Task requirements — Repeat every line of the listing below exactly, minus the pictures.
== Supplied data ==
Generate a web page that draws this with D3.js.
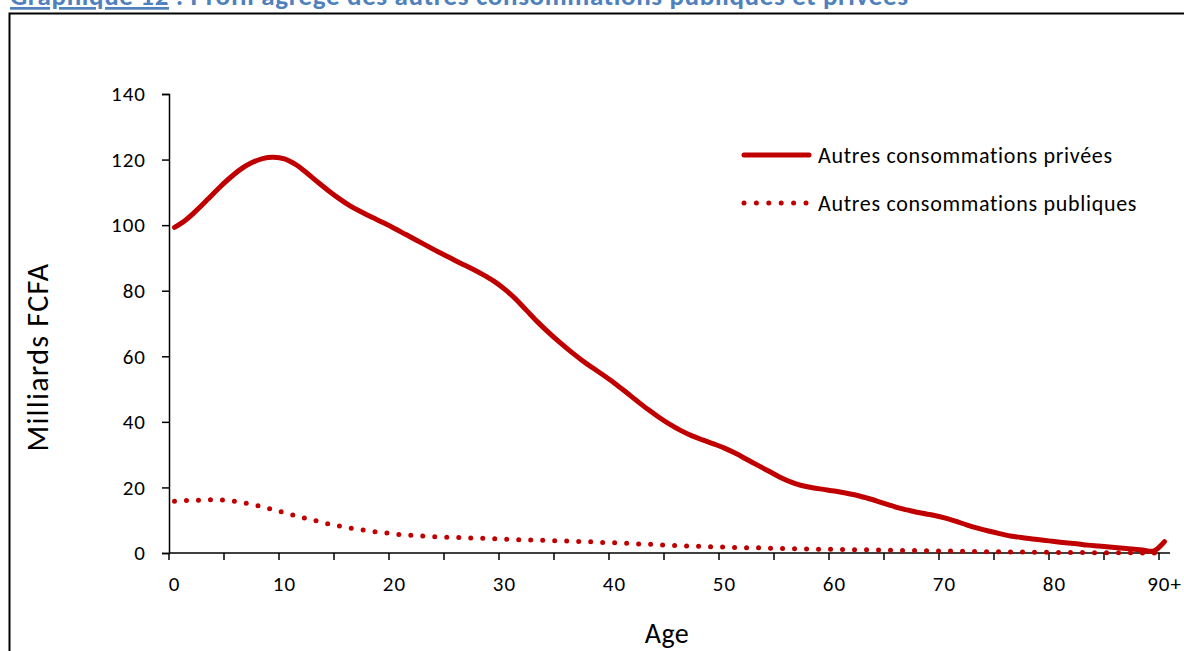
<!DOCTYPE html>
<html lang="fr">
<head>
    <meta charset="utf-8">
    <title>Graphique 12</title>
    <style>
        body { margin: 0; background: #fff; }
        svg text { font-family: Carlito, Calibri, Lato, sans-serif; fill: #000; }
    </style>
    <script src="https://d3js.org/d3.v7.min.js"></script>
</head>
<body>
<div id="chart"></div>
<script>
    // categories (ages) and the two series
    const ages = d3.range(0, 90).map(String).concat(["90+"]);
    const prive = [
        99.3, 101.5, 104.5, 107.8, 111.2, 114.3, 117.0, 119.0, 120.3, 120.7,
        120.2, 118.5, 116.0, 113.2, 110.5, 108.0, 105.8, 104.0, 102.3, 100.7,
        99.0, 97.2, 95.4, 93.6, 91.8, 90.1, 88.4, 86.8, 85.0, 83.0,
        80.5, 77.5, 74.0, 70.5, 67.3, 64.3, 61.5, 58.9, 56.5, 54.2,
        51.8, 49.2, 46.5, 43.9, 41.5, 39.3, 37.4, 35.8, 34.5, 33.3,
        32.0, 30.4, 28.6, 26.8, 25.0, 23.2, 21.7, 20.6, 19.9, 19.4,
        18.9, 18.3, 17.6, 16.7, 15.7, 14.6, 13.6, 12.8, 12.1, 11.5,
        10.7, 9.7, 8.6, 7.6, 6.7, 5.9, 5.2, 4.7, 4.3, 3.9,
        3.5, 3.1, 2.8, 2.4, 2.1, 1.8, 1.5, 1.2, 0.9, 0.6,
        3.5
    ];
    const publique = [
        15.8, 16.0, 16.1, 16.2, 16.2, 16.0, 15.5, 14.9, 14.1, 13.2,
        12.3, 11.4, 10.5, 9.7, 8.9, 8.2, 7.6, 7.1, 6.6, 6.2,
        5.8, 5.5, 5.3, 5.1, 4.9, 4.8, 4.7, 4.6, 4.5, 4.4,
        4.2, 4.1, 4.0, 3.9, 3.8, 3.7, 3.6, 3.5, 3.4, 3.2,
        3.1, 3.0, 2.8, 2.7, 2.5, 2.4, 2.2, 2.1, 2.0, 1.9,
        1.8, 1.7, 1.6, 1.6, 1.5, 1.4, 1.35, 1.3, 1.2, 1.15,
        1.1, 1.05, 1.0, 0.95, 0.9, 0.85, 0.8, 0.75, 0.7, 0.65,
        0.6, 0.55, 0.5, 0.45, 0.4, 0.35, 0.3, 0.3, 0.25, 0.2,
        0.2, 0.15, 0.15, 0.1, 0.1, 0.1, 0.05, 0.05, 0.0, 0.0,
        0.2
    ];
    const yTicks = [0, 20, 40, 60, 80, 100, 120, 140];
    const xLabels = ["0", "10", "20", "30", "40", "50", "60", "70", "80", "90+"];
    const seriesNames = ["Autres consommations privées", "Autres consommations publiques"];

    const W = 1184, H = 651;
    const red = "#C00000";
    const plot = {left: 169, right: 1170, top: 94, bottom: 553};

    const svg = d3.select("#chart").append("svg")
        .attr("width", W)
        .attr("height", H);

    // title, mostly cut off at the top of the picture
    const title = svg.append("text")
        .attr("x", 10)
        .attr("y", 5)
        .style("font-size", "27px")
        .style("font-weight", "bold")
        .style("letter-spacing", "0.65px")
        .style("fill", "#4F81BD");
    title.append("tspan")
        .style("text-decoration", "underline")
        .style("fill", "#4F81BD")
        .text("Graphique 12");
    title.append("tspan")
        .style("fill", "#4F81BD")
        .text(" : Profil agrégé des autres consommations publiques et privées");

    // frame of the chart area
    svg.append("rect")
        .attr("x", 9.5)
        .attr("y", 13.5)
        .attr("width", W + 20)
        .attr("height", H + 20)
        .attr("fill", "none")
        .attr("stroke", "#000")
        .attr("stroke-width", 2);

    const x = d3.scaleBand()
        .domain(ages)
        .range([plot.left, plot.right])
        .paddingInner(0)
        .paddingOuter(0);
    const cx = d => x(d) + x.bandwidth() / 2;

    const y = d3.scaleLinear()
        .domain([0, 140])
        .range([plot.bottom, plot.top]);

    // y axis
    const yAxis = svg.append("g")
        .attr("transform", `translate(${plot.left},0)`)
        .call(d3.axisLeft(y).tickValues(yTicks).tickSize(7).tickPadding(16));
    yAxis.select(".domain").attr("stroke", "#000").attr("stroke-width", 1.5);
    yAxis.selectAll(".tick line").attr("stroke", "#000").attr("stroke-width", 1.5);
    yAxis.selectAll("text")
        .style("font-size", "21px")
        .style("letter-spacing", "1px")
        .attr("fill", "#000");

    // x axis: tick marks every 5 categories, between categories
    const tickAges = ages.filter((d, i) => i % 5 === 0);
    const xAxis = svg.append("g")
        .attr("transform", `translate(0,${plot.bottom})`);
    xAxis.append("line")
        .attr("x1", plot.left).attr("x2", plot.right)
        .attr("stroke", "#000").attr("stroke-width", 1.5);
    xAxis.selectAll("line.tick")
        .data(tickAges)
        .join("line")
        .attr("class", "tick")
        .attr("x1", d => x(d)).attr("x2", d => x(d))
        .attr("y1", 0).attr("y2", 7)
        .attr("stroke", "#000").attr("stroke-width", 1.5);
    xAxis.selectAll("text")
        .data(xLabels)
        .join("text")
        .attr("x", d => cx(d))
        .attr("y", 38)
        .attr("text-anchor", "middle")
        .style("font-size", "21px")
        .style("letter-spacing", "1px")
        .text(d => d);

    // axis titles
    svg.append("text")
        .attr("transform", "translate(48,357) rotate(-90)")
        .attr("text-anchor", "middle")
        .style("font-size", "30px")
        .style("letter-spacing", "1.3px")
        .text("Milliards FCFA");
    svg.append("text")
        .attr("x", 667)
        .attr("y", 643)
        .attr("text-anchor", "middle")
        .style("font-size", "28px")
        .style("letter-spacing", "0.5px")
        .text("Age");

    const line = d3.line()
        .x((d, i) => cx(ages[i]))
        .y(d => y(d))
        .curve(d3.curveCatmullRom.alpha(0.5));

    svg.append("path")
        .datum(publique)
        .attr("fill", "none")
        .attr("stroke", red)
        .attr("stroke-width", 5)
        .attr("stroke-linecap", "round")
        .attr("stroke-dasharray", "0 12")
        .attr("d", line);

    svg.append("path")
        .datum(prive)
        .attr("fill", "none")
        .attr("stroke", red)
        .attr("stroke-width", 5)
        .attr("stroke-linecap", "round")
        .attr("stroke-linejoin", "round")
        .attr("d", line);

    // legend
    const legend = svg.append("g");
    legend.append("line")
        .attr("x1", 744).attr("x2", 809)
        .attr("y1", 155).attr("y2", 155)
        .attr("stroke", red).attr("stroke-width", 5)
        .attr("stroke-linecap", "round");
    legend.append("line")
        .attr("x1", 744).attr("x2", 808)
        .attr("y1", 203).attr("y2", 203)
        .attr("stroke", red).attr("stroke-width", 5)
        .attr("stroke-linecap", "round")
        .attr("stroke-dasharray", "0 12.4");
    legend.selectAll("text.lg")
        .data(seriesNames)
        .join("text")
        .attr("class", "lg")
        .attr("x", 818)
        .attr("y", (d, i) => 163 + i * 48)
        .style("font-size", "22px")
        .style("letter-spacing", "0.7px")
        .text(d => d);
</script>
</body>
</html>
===
Output —
Generate a web page that draws this with D3.js.
<!DOCTYPE html>
<html lang="fr">
<head>
    <meta charset="utf-8">
    <title>Graphique 12</title>
    <style>
        body { margin: 0; background: #fff; }
        svg text { font-family: Carlito, Calibri, Lato, sans-serif; fill: #000; }
    </style>
    <script src="https://d3js.org/d3.v7.min.js"></script>
</head>
<body>
<div id="chart"></div>
<script>
    // categories (ages) and the two series
    const ages = d3.range(0, 90).map(String).concat(["90+"]);
    const prive = [
        99.3, 101.5, 104.5, 107.8, 111.2, 114.3, 117.0, 119.0, 120.3, 120.7,
        120.2, 118.5, 116.0, 113.2, 110.5, 108.0, 105.8, 104.0, 102.3, 100.7,
        99.0, 97.2, 95.4, 93.6, 91.8, 90.1, 88.4, 86.8, 85.0, 83.0,
        80.5, 77.5, 74.0, 70.5, 67.3, 64.3, 61.5, 58.9, 56.5, 54.2,
        51.8, 49.2, 46.5, 43.9, 41.5, 39.3, 37.4, 35.8, 34.5, 33.3,
        32.0, 30.4, 28.6, 26.8, 25.0, 23.2, 21.7, 20.6, 19.9, 19.4,
        18.9, 18.3, 17.6, 16.7, 15.7, 14.6, 13.6, 12.8, 12.1, 11.5,
        10.7, 9.7, 8.6, 7.6, 6.7, 5.9, 5.2, 4.7, 4.3, 3.9,
        3.5, 3.1, 2.8, 2.4, 2.1, 1.8, 1.5, 1.2, 0.9, 0.6,
        3.5
    ];
    const publique = [
        15.8, 16.0, 16.1, 16.2, 16.2, 16.0, 15.5, 14.9, 14.1, 13.2,
        12.3, 11.4, 10.5, 9.7, 8.9, 8.2, 7.6, 7.1, 6.6, 6.2,
        5.8, 5.5, 5.3, 5.1, 4.9, 4.8, 4.7, 4.6, 4.5, 4.4,
        4.2, 4.1, 4.0, 3.9, 3.8, 3.7, 3.6, 3.5, 3.4, 3.2,
        3.1, 3.0, 2.8, 2.7, 2.5, 2.4, 2.2, 2.1, 2.0, 1.9,
        1.8, 1.7, 1.6, 1.6, 1.5, 1.4, 1.35, 1.3, 1.2, 1.15,
        1.1, 1.05, 1.0, 0.95, 0.9, 0.85, 0.8, 0.75, 0.7, 0.65,
        0.6, 0.55, 0.5, 0.45, 0.4, 0.35, 0.3, 0.3, 0.25, 0.2,
        0.2, 0.15, 0.15, 0.1, 0.1, 0.1, 0.05, 0.05, 0.0, 0.0,
        0.2
    ];
    const yTicks = [0, 20, 40, 60, 80, 100, 120, 140];
    const xLabels = ["0", "10", "20", "30", "40", "50", "60", "70", "80", "90+"];
    const seriesNames = ["Autres consommations privées", "Autres consommations publiques"];

    const W = 1184, H = 651;
    const red = "#C00000";
    const plot = {left: 169, right: 1170, top: 94, bottom: 553};

    const svg = d3.select("#chart").append("svg")
        .attr("width", W)
        .attr("height", H);

    // title, mostly cut off at the top of the picture
    const title = svg.append("text")
        .attr("x", 10)
        .attr("y", 5)
        .style("font-size", "27px")
        .style("font-weight", "bold")
        .style("letter-spacing", "0.65px")
        .style("fill", "#4F81BD");
    title.append("tspan")
        .style("text-decoration", "underline")
        .style("fill", "#4F81BD")
        .text("Graphique 12");
    title.append("tspan")
        .style("fill", "#4F81BD")
        .text(" : Profil agrégé des autres consommations publiques et privées");

    // frame of the chart area
    svg.append("rect")
        .attr("x", 9.5)
        .attr("y", 13.5)
        .attr("width", W + 20)
        .attr("height", H + 20)
        .attr("fill", "none")
        .attr("stroke", "#000")
        .attr("stroke-width", 2);

    const x = d3.scaleBand()
        .domain(ages)
        .range([plot.left, plot.right])
        .paddingInner(0)
        .paddingOuter(0);
    const cx = d => x(d) + x.bandwidth() / 2;

    const y = d3.scaleLinear()
        .domain([0, 140])
        .range([plot.bottom, plot.top]);

    // y axis
    const yAxis = svg.append("g")
        .attr("transform", `translate(${plot.left},0)`)
        .call(d3.axisLeft(y).tickValues(yTicks).tickSize(7).tickPadding(16));
    yAxis.select(".domain").attr("stroke", "#000").attr("stroke-width", 1.5);
    yAxis.selectAll(".tick line").attr("stroke", "#000").attr("stroke-width", 1.5);
    yAxis.selectAll("text")
        .style("font-size", "21px")
        .style("letter-spacing", "1px")
        .attr("fill", "#000");

    // x axis: tick marks every 5 categories, between categories
    const tickAges = ages.filter((d, i) => i % 5 === 0);
    const xAxis = svg.append("g")
        .attr("transform", `translate(0,${plot.bottom})`);
    xAxis.append("line")
        .attr("x1", plot.left).attr("x2", plot.right)
        .attr("stroke", "#000").attr("stroke-width", 1.5);
    xAxis.selectAll("line.tick")
        .data(tickAges)
        .join("line")
        .attr("class", "tick")
        .attr("x1", d => x(d)).attr("x2", d => x(d))
        .attr("y1", 0).attr("y2", 7)
        .attr("stroke", "#000").attr("stroke-width", 1.5);
    xAxis.selectAll("text")
        .data(xLabels)
        .join("text")
        .attr("x", d => cx(d))
        .attr("y", 38)
        .attr("text-anchor", "middle")
        .style("font-size", "21px")
        .style("letter-spacing", "1px")
        .text(d => d);

    // axis titles
    svg.append("text")
        .attr("transform", "translate(48,357) rotate(-90)")
        .attr("text-anchor", "middle")
        .style("font-size", "30px")
        .style("letter-spacing", "1.3px")
        .text("Milliards FCFA");
    svg.append("text")
        .attr("x", 667)
        .attr("y", 643)
        .attr("text-anchor", "middle")
        .style("font-size", "28px")
        .style("letter-spacing", "0.5px")
        .text("Age");

    const line = d3.line()
        .x((d, i) => cx(ages[i]))
        .y(d => y(d))
        .curve(d3.curveCatmullRom.alpha(0.5));

    svg.append("path")
        .datum(publique)
        .attr("fill", "none")
        .attr("stroke", red)
        .attr("stroke-width", 5)
        .attr("stroke-linecap", "round")
        .attr("stroke-dasharray", "0 12")
        .attr("d", line);

    svg.append("path")
        .datum(prive)
        .attr("fill", "none")
        .attr("stroke", red)
        .attr("stroke-width", 5)
        .attr("stroke-linecap", "round")
        .attr("stroke-linejoin", "round")
        .attr("d", line);

    // legend
    const legend = svg.append("g");
    legend.append("line")
        .attr("x1", 744).attr("x2", 809)
        .attr("y1", 155).attr("y2", 155)
        .attr("stroke", red).attr("stroke-width", 5)
        .attr("stroke-linecap", "round");
    legend.append("line")
        .attr("x1", 744).attr("x2", 808)
        .attr("y1", 203).attr("y2", 203)
        .attr("stroke", red).attr("stroke-width", 5)
        .attr("stroke-linecap", "round")
        .attr("stroke-dasharray", "0 12.4");
    legend.selectAll("text.lg")
        .data(seriesNames)
        .join("text")
        .attr("class", "lg")
        .attr("x", 818)
        .attr("y", (d, i) => 163 + i * 48)
        .style("font-size", "22px")
        .style("letter-spacing", "0.7px")
        .text(d => d);
</script>
</body>
</html>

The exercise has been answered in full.